Faculty & Scientific Staff
Bernard Khor, MD, PhD
Background Information
Dr. Khor received a Bachelor’s of Science in Biology from Massachusetts Institute of Technology, followed by an MD/PhD in Immunology from Washington University in St. Louis, studying basic features of T cell receptor recombination. He then completed a residency in Clinical Pathology at Massachusetts General Hospital and a fellowship in Transfusion Medicine at Harvard Medical School. He did postdoctoral work at Massachusetts General Hospital identifying novel pathways that regulate Treg differentiation. He joined Benaroya Research Institute in 2017 and is currently an Assistant Member.
Area of Research
Dr. Khor’s research is focused on understanding the mechanisms of immune dysregulation in people with Down syndrome with the goal of identifying new pathways that are of broad importance. One area of particular focus is understanding how and why immune aging is advanced in people with Down syndrome.

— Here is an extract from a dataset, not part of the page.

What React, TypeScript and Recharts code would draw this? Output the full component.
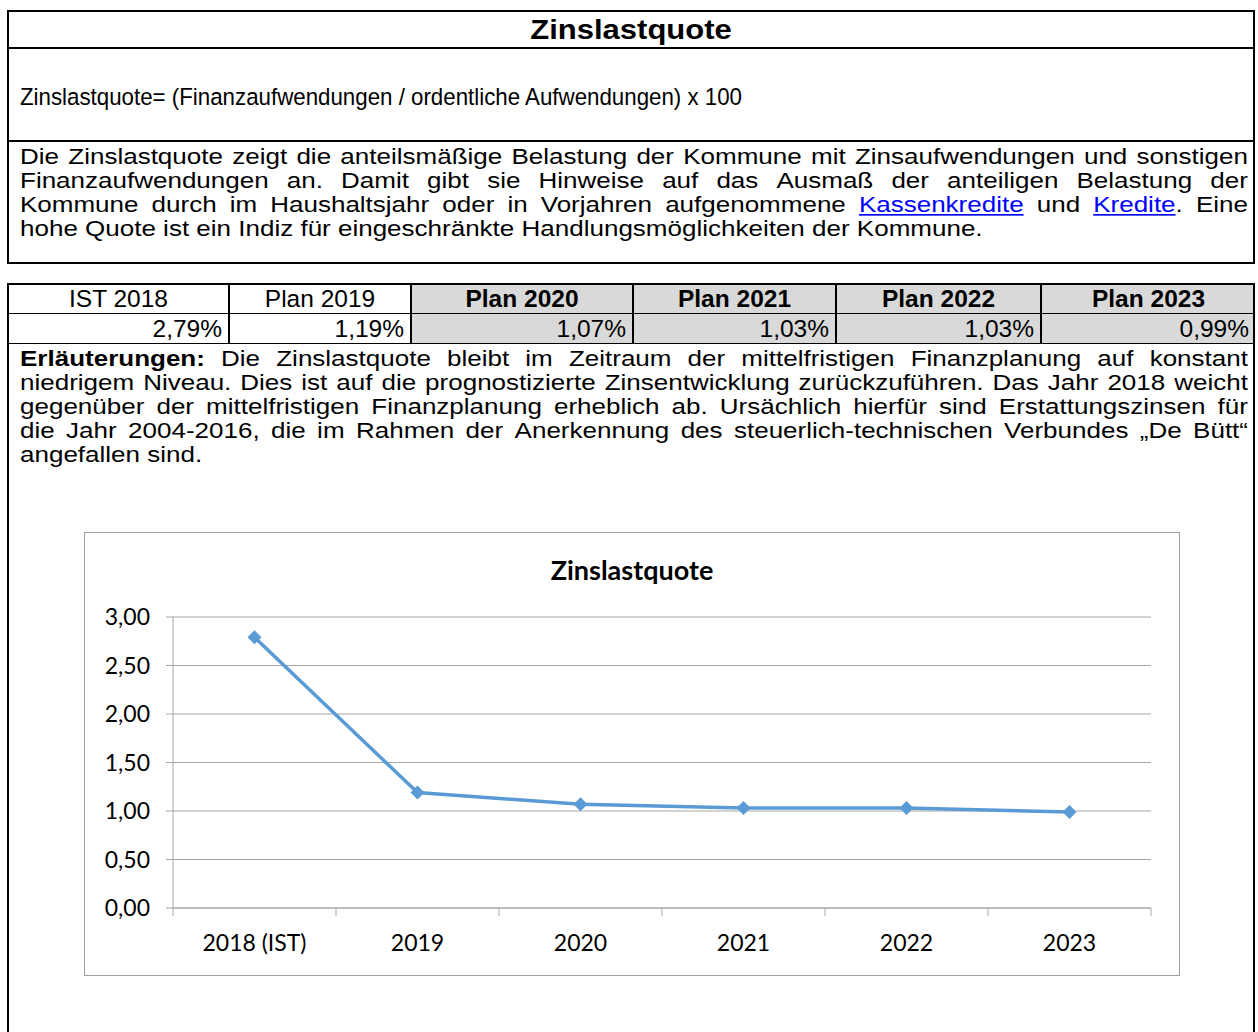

The lab has developed new tools to dissect the cellular immune architecture, and is now applying these to study antigen-specific cells to learn in great detail about how immune responses are dysregulated in people with Down syndrome. We expect to uncover new drivers of aging, vaccine response, and autoimmunity relevant to people both with and without Down syndrome.
This work has helped develop the concept of building physiologically-based lenses to learn novel biology, which we are working to expand in scope. One candidate driver of immune dysregulation in people with Down syndrome is DYRK1A, which we showed regulates Th17/Treg differentiation. Work in the lab also seeks to dissect the underlying mechanisms and demonstrate clinical utility of DYRK1A inhibition.